- [Task material]:
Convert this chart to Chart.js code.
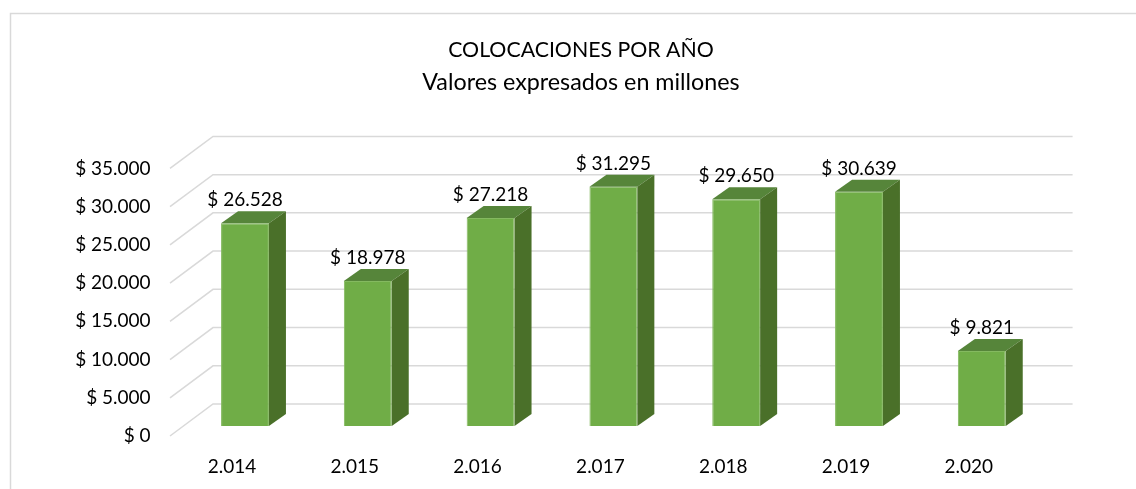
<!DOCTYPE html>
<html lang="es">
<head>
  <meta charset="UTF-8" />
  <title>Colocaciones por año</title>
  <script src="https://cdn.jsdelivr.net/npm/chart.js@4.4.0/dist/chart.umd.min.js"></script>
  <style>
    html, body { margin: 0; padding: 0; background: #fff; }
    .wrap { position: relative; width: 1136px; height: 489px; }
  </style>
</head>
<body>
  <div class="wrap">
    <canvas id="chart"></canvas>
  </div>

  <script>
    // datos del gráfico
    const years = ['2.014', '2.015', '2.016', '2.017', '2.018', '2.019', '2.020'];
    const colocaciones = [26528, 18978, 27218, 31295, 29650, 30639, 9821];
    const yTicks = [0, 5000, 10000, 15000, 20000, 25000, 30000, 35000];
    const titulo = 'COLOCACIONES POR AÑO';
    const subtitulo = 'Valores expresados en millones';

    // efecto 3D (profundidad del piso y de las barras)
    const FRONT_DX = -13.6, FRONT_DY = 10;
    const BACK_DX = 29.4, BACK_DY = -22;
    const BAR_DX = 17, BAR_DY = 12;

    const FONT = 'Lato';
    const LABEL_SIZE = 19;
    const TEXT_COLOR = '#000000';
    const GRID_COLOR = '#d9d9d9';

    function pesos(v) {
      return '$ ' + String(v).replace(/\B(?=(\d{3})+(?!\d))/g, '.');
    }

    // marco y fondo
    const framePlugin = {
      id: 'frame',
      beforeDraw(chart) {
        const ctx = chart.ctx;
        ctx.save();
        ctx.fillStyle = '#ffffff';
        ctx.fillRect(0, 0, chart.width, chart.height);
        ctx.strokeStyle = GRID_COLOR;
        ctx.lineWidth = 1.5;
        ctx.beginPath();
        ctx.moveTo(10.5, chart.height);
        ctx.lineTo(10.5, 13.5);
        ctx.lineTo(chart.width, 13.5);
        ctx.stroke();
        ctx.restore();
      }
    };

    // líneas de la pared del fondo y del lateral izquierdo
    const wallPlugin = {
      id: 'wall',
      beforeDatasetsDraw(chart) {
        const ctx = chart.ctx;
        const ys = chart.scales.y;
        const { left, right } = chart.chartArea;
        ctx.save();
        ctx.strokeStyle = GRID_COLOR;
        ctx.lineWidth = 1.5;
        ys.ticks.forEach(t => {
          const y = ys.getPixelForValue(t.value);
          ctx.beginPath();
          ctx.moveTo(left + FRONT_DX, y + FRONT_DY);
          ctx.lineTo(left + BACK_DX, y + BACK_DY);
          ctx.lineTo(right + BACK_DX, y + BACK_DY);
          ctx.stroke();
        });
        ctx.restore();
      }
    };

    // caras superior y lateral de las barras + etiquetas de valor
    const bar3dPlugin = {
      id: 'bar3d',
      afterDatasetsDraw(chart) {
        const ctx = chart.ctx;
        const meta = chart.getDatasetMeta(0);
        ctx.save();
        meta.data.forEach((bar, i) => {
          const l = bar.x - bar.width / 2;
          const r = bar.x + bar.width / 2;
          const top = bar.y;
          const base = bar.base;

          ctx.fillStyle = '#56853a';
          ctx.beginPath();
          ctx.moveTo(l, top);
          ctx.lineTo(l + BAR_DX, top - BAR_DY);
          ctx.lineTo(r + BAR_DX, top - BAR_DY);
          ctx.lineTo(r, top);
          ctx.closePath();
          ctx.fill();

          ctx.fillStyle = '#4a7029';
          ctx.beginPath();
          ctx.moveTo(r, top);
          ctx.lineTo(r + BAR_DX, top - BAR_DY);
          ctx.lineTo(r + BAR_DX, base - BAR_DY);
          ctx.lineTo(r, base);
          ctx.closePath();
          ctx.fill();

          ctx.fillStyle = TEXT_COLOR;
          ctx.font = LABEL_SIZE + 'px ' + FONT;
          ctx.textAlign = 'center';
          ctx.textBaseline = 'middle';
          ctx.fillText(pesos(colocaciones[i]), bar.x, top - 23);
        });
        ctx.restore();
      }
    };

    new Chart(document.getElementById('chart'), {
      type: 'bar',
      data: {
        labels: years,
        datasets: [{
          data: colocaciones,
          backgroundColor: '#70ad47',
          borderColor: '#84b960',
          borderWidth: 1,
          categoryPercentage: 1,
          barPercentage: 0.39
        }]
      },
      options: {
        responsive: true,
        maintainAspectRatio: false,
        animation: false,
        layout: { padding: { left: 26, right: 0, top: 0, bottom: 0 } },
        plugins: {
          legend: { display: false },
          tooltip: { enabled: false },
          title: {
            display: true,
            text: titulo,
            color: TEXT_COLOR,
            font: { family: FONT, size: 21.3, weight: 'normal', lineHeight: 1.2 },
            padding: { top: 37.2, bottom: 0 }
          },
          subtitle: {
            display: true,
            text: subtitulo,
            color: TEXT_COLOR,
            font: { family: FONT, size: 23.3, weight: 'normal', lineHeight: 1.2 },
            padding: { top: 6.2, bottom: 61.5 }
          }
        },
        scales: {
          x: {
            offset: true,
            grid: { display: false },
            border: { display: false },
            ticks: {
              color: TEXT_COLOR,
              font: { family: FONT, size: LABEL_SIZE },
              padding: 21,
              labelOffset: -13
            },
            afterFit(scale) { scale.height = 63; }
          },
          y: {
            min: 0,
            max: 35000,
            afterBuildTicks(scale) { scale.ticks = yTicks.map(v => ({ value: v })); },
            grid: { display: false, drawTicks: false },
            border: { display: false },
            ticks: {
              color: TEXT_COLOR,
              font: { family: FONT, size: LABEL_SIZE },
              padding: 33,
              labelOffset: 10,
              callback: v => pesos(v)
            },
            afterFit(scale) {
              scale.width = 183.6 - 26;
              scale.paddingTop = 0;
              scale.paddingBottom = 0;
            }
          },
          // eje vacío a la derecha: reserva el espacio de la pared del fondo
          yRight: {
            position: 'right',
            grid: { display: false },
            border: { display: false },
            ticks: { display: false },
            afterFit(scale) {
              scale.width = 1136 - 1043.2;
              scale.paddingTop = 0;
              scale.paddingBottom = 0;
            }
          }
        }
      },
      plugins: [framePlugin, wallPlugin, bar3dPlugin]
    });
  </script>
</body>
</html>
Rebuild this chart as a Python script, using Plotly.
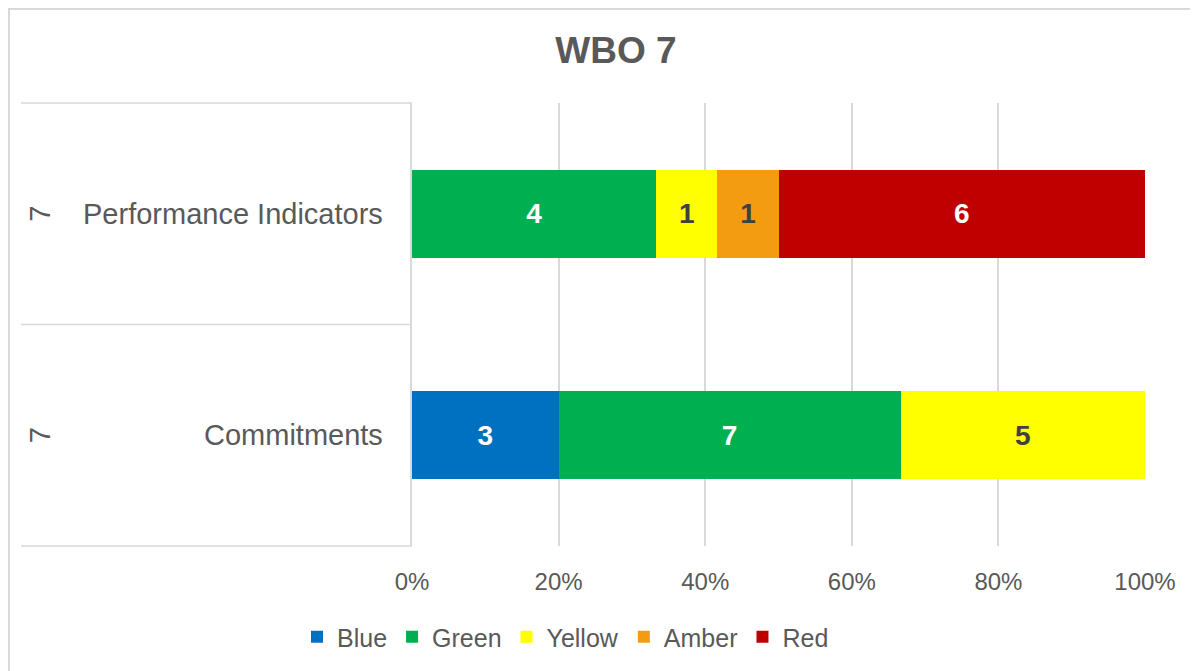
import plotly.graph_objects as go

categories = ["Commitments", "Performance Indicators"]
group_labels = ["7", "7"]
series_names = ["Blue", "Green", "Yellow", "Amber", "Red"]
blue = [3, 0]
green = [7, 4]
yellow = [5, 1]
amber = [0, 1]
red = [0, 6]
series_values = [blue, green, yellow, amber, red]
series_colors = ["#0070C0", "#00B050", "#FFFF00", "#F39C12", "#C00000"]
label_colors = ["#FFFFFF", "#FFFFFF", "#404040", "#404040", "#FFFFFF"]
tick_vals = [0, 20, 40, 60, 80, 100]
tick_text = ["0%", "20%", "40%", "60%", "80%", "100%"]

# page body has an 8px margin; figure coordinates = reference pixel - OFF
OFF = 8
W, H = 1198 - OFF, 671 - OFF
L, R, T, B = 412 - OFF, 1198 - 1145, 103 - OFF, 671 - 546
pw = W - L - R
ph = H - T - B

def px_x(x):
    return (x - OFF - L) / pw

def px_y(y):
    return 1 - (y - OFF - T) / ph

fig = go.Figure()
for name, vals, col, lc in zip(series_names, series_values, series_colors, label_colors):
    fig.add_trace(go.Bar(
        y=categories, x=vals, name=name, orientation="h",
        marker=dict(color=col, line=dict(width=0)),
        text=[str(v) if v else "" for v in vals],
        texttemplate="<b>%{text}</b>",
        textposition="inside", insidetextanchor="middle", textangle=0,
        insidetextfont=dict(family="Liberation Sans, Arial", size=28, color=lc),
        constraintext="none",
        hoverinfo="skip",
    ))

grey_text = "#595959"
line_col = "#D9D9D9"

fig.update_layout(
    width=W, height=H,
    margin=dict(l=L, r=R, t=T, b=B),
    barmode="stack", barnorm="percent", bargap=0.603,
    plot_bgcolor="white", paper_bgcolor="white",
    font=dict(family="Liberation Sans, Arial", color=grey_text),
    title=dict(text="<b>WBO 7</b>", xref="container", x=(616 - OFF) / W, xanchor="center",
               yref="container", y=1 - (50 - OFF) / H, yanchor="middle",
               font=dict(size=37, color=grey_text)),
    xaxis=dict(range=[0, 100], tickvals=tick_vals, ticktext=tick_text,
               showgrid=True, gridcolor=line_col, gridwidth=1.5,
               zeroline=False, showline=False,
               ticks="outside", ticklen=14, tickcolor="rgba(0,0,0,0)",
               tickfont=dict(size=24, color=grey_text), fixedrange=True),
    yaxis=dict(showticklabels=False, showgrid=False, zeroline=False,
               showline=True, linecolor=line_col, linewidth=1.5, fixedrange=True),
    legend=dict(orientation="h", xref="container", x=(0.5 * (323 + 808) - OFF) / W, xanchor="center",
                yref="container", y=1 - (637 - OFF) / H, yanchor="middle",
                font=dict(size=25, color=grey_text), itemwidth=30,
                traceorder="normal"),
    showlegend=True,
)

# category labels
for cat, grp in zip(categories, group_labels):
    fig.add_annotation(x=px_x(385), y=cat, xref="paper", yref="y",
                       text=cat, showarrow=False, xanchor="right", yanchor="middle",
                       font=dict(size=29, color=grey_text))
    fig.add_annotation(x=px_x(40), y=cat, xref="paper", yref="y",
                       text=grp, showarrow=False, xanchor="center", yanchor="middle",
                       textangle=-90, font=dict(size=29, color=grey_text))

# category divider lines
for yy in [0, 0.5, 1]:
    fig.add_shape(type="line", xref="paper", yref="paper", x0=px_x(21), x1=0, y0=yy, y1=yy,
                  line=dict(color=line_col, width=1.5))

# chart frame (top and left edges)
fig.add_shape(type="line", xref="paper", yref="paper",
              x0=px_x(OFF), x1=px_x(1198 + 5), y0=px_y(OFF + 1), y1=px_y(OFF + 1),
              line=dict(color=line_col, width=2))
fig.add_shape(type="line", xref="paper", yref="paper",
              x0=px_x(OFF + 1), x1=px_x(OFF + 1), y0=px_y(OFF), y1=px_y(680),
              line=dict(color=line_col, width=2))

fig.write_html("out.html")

- [Given task]:
Leaving out all pictures, set down exactly the lines of the material above, from the line with "Rebuild this chart" to the line with "return 1 - (y - OFF - T) / ph" inclusive, and no others.

- [The solution]:
Rebuild this chart as a Python script, using Plotly.
import plotly.graph_objects as go

categories = ["Commitments", "Performance Indicators"]
group_labels = ["7", "7"]
series_names = ["Blue", "Green", "Yellow", "Amber", "Red"]
blue = [3, 0]
green = [7, 4]
yellow = [5, 1]
amber = [0, 1]
red = [0, 6]
series_values = [blue, green, yellow, amber, red]
series_colors = ["#0070C0", "#00B050", "#FFFF00", "#F39C12", "#C00000"]
label_colors = ["#FFFFFF", "#FFFFFF", "#404040", "#404040", "#FFFFFF"]
tick_vals = [0, 20, 40, 60, 80, 100]
tick_text = ["0%", "20%", "40%", "60%", "80%", "100%"]

# page body has an 8px margin; figure coordinates = reference pixel - OFF
OFF = 8
W, H = 1198 - OFF, 671 - OFF
L, R, T, B = 412 - OFF, 1198 - 1145, 103 - OFF, 671 - 546
pw = W - L - R
ph = H - T - B

def px_x(x):
    return (x - OFF - L) / pw

def px_y(y):
    return 1 - (y - OFF - T) / ph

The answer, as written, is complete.